> _Work instructions_: Extract the lines from the start through the line that holds "(585,57) -- (970,57);", both included, omitting all images.

> _Dataset section_:

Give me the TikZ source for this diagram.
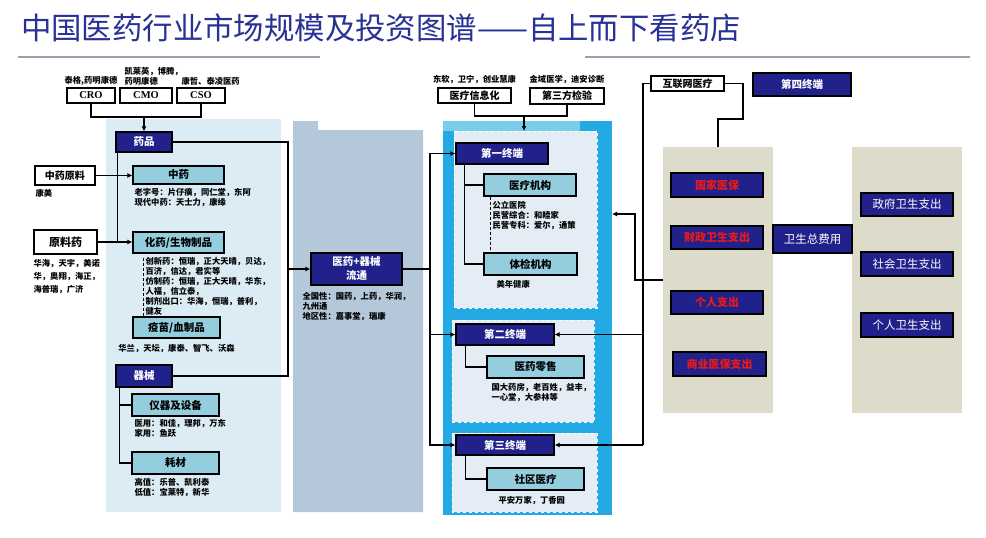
\documentclass[tikz,border=0pt]{standalone}
\usepackage{fontspec}
\setmainfont{Liberation Serif}
\newfontfamily\cjk{Noto Sans CJK SC}
\usetikzlibrary{arrows.meta, positioning}
\definecolor{boxnavy}{RGB}{33,33,140}
\definecolor{boxcyan}{RGB}{148,206,222}
\definecolor{textred}{RGB}{235,25,25}
\definecolor{panelblue}{RGB}{220,236,244}
\definecolor{panelsteel}{RGB}{180,200,218}
\definecolor{panelbright}{RGB}{35,170,228}
\definecolor{panelstrip}{RGB}{120,205,232}
\definecolor{panelinner}{RGB}{228,237,245}
\definecolor{panelbeige}{RGB}{221,219,201}
\definecolor{titleblue}{RGB}{40,50,150}
\definecolor{rulegray}{RGB}{150,160,175}

\begin{document}
\begin{tikzpicture}[
    x=1pt, y=-1pt,
    base/.style={rectangle, draw, line width=1.2pt, inner sep=0pt, align=center},
    navybox/.style={base, fill=boxnavy, text=white, font=\cjk\bfseries\fontsize{10.5}{13}\selectfont},
    redbox/.style={navybox, text=textred, font=\cjk\bfseries\fontsize{11}{13}\selectfont},
    sumbox/.style={navybox, font=\cjk\fontsize{11.5}{13}\selectfont},
    cyanbox/.style={base, fill=boxcyan, font=\cjk\bfseries\fontsize{10.5}{12}\selectfont},
    whitebox/.style={base, fill=white, font=\cjk\bfseries\fontsize{10}{12}\selectfont},
    caption/.style={inner sep=0pt, align=left, font=\cjk\bfseries\fontsize{8.3}{10}\selectfont},
    line/.style={line width=1.5pt},
    arrow/.style={line, -{Latex[length=5pt, width=5pt]}},
    dashline/.style={densely dashed, line width=0.5pt}
]
    \useasboundingbox (0,0) rectangle (986,538);
    \fill[white] (0,0) rectangle (986,538);

    \node[anchor=west, text=titleblue, font=\cjk\fontsize{30.4}{33}\selectfont, inner sep=0pt] (title) at (21,28) {中国医药行业市场规模及投资图谱——自上而下看药店};
    \draw[rulegray, line width=2pt] (18,57) -- (320,57);
    \draw[rulegray, line width=2pt] (585,57) -- (970,57);

    \fill[panelblue] (106,119) rectangle (281,512);
    \fill[panelsteel] (293,121) -- (318,121) -- (318,130) -- (423,130) -- (423,512) -- (293,512) -- cycle;
    \fill[panelbright] (443,121) rectangle (612,515);
    \fill[panelstrip] (443,121) rectangle (580,131);
    \filldraw[panelinner, draw=white, dashed, line width=0.8pt] (454,131) rectangle (597,308);
    \filldraw[panelinner, draw=white, dashed, line width=0.8pt] (452,320) rectangle (594,422);
    \filldraw[panelinner, draw=white, dashed, line width=0.8pt] (452,433) rectangle (597,512);
    \fill[panelbeige] (663,147) rectangle (773,413);
    \fill[panelbeige] (852,147) rectangle (962,413);

    \node[whitebox, minimum width=48pt, minimum height=15pt, font=\bfseries\fontsize{10.5}{12}\selectfont] (cro) at (91,95.5) {CRO};
    \node[whitebox, minimum width=52pt, minimum height=15pt, font=\bfseries\fontsize{10.5}{12}\selectfont] (cmo) at (146,95.5) {CMO};
    \node[whitebox, minimum width=48pt, minimum height=15pt, font=\bfseries\fontsize{10.5}{12}\selectfont] (cso) at (201,95.5) {CSO};
    \node[caption, above=2pt of cro] {泰格,药明康德};
    \node[caption, above right=2pt and 5pt of cmo.north west] {凯莱英，博腾，\\药明康德};
    \node[caption, above right=2pt and 5pt of cso.north west] {康哲、泰凌医药};

    \node[navybox, minimum width=56pt, minimum height=20pt] (yp) at (144,142) {药品};
    \node[cyanbox, minimum width=91pt, minimum height=18pt] (zy) at (178.5,175) {中药};
    \node[cyanbox, minimum width=91pt, minimum height=21pt] (hy) at (178.5,242.5) {化药/生物制品};
    \node[cyanbox, minimum width=87pt, minimum height=21pt] (ym) at (176.5,327.5) {疫苗/血制品};
    \node[navybox, minimum width=56pt, minimum height=22pt] (qx) at (144,376) {器械};
    \node[cyanbox, minimum width=87pt, minimum height=22pt] (yq) at (175.5,405) {仪器及设备};
    \node[cyanbox, minimum width=87pt, minimum height=22pt] (hc) at (175.5,463) {耗材};
    \node[whitebox, minimum width=60pt, minimum height=19pt] (zyyl) at (65,175.5) {中药原料};
    \node[whitebox, minimum width=63pt, minimum height=24pt, font=\cjk\bfseries\fontsize{11}{12}\selectfont] (ylyao) at (65.5,242) {原料药};

    \node[caption, below right=4pt and 1pt of zyyl.south west] {康美};
    \node[caption, below right=5pt and 0pt of ylyao.south west, font=\cjk\bfseries\fontsize{8.3}{13}\selectfont] {华海，天宇，美诺\\华，奥翔，海正，\\海普瑞，广济};
    \node[caption, below right=4pt and 2pt of zy.south west] {老字号：片仔癀，同仁堂，东阿\\现代中药：天士力，康缘};
    \node[caption, below right=4pt and 13pt of hy.south west] (caphy) {创新药：恒瑞，正大天晴，贝达，\\百济，信达，君实等\\仿制药：恒瑞，正大天晴，华东，\\人福，信立泰，\\制剂出口：华海，恒瑞，普利，\\健友};
    \node[caption, below=6pt of ym] {华兰，天坛，康泰、智飞、沃森};
    \node[caption, below right=3pt and 3pt of yq.south west] {医用：和佳，理邦，万东\\家用：鱼跃};
    \node[caption, below right=4pt and 3pt of hc.south west] {高值：乐普、凯利泰\\低值：宝莱特，新华};

    \node[navybox, minimum width=91pt, minimum height=32pt, font=\cjk\bfseries\fontsize{10.5}{14}\selectfont] (lt) at (356.5,269) {医药+器械\\流通};
    \node[caption, below right=7pt and -8pt of lt.south west] {全国性：国药，上药，华润，\\九州通\\地区性：嘉事堂，瑞康};

    \node[whitebox, minimum width=73pt, minimum height=15pt] (xxh) at (474.5,95.5) {医疗信息化};
    \node[whitebox, minimum width=74pt, minimum height=16pt] (dsf) at (567,96) {第三方检验};
    \node[caption, above=3pt of xxh] {东软，卫宁，创业慧康};
    \node[caption, above=3pt of dsf] {金域医学，迪安诊断};

    \node[navybox, minimum width=92pt, minimum height=21pt] (t1) at (502,153.5) {第一终端};
    \node[cyanbox, minimum width=92pt, minimum height=22pt] (yljg) at (530,185) {医疗机构};
    \node[cyanbox, minimum width=93pt, minimum height=22pt] (tjjg) at (530.5,264) {体检机构};
    \node[navybox, minimum width=98pt, minimum height=21pt] (t2) at (505,334.5) {第二终端};
    \node[cyanbox, minimum width=97pt, minimum height=22pt] (ylls) at (535.5,367) {医药零售};
    \node[navybox, minimum width=98pt, minimum height=20pt] (t3) at (505,445) {第三终端};
    \node[cyanbox, minimum width=97pt, minimum height=22pt] (sqyl) at (535.5,479) {社区医疗};
    \node[caption, below right=4pt and 9pt of yljg.south west] (capjg) {公立医院\\民营综合：和睦家\\民营专科：爱尔，通策};
    \node[caption, below right=5pt and 13pt of tjjg.south west] {美年健康};
    \node[caption, below right=5pt and 5pt of ylls.south west] {国大药房，老百姓，益丰，\\一心堂，大参林等};
    \node[caption, below right=5pt and 12pt of sqyl.south west] {平安万家，丁香园};

    \node[whitebox, minimum width=73pt, minimum height=15pt] (hlw) at (687.5,83.5) {互联网医疗};
    \node[navybox, minimum width=98pt, minimum height=23pt] (t4) at (802,84.5) {第四终端};
    \node[redbox, minimum width=92pt, minimum height=24pt] (gjyb) at (717,185) {国家医保};
    \node[redbox, minimum width=92pt, minimum height=23pt] (czws) at (717,237.5) {财政卫生支出};
    \node[redbox, minimum width=92pt, minimum height=23pt] (grzc) at (717,302.5) {个人支出};
    \node[redbox, minimum width=93pt, minimum height=24pt] (syyb) at (719.5,364) {商业医保支出};
    \node[sumbox, minimum width=79pt, minimum height=28pt] (wszfy) at (812.5,239) {卫生总费用};
    \node[sumbox, minimum width=92pt, minimum height=23pt] (zfws) at (907,204.5) {政府卫生支出};
    \node[sumbox, minimum width=92pt, minimum height=24pt] (shws) at (907,264) {社会卫生支出};
    \node[sumbox, minimum width=92pt, minimum height=24pt] (grws) at (907,325) {个人卫生支出};

    \coordinate (jtop) at (144,117);
    \coordinate (jmid) at (524,116);
    \coordinate (tiertop) at (524,131);
    \coordinate (busL) at (288,0);
    \coordinate (busM) at (430,0);
    \coordinate (busR) at (643,0);
    \coordinate (beigetop) at (718,147);
    \coordinate (beigeleft) at (663,280);
    \coordinate (tierright) at (612,214);

    \draw[line] (cro.south) |- (jtop) -| (cso.south); \draw[arrow] (jtop) -- (yp.north);
    \draw[line] ([xshift=2pt]yp.south west) -- ([xshift=2pt]yp.south west |- hy.west);
    \draw[arrow] (zyyl.east) -- (zyyl.east -| zy.west); \draw[arrow] (ylyao.east) -- (ylyao.east -| hy.west);
    \draw[dashline] ([xshift=-2pt]caphy.north west) -- ([xshift=-2pt]caphy.south west);
    \draw[line] (yp.east) -- (yp.east -| busL) |- (qx.east); \draw[arrow] (lt.west -| busL) -- (lt.west);
    \draw[line] ([xshift=4pt]qx.south west) |- (yq.west); \draw[line] ([xshift=4pt]qx.south west) |- (hc.west);
    \draw[line] (lt.east) -- (lt.east -| busM); \draw[arrow] (lt.east -| busM) |- (t1.west);
    \draw[arrow] (lt.east -| busM) |- (t2.west); \draw[arrow] (lt.east -| busM) |- (t3.west);
    \draw[line] (xxh.south) |- (jmid) -| (dsf.south); \draw[arrow] (jmid) -- (tiertop);
    \draw[line] ([xshift=9pt]t1.south west) |- (yljg.west); \draw[line] ([xshift=9pt]t1.south west) |- (tjjg.west);
    \draw[dashline] ([xshift=-2pt]capjg.north west |- yljg.south) -- ([xshift=-2pt]capjg.north west |- tjjg.north);
    \draw[line] ([xshift=10pt]t2.south west) |- (ylls.west); \draw[line] ([xshift=10pt]t3.south west) |- (sqyl.west);
    \draw[line] (hlw.west) -- (hlw.west -| busR) -- (t3.east -| busR);
    \draw[arrow] (t2.east -| busR) -- (t2.east); \draw[arrow] (t3.east -| busR) -- (t3.east);
    \draw[line] (hlw.east) -| (743,119) -| (beigetop);
    \draw[arrow] (beigeleft) -- (635,280) |- (tierright);
\end{tikzpicture}
\end{document}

> _Expected answer_:
Give me the TikZ source for this diagram.
\documentclass[tikz,border=0pt]{standalone}
\usepackage{fontspec}
\setmainfont{Liberation Serif}
\newfontfamily\cjk{Noto Sans CJK SC}
\usetikzlibrary{arrows.meta, positioning}
\definecolor{boxnavy}{RGB}{33,33,140}
\definecolor{boxcyan}{RGB}{148,206,222}
\definecolor{textred}{RGB}{235,25,25}
\definecolor{panelblue}{RGB}{220,236,244}
\definecolor{panelsteel}{RGB}{180,200,218}
\definecolor{panelbright}{RGB}{35,170,228}
\definecolor{panelstrip}{RGB}{120,205,232}
\definecolor{panelinner}{RGB}{228,237,245}
\definecolor{panelbeige}{RGB}{221,219,201}
\definecolor{titleblue}{RGB}{40,50,150}
\definecolor{rulegray}{RGB}{150,160,175}

\begin{document}
\begin{tikzpicture}[
    x=1pt, y=-1pt,
    base/.style={rectangle, draw, line width=1.2pt, inner sep=0pt, align=center},
    navybox/.style={base, fill=boxnavy, text=white, font=\cjk\bfseries\fontsize{10.5}{13}\selectfont},
    redbox/.style={navybox, text=textred, font=\cjk\bfseries\fontsize{11}{13}\selectfont},
    sumbox/.style={navybox, font=\cjk\fontsize{11.5}{13}\selectfont},
    cyanbox/.style={base, fill=boxcyan, font=\cjk\bfseries\fontsize{10.5}{12}\selectfont},
    whitebox/.style={base, fill=white, font=\cjk\bfseries\fontsize{10}{12}\selectfont},
    caption/.style={inner sep=0pt, align=left, font=\cjk\bfseries\fontsize{8.3}{10}\selectfont},
    line/.style={line width=1.5pt},
    arrow/.style={line, -{Latex[length=5pt, width=5pt]}},
    dashline/.style={densely dashed, line width=0.5pt}
]
    \useasboundingbox (0,0) rectangle (986,538);
    \fill[white] (0,0) rectangle (986,538);

    \node[anchor=west, text=titleblue, font=\cjk\fontsize{30.4}{33}\selectfont, inner sep=0pt] (title) at (21,28) {中国医药行业市场规模及投资图谱——自上而下看药店};
    \draw[rulegray, line width=2pt] (18,57) -- (320,57);
    \draw[rulegray, line width=2pt] (585,57) -- (970,57);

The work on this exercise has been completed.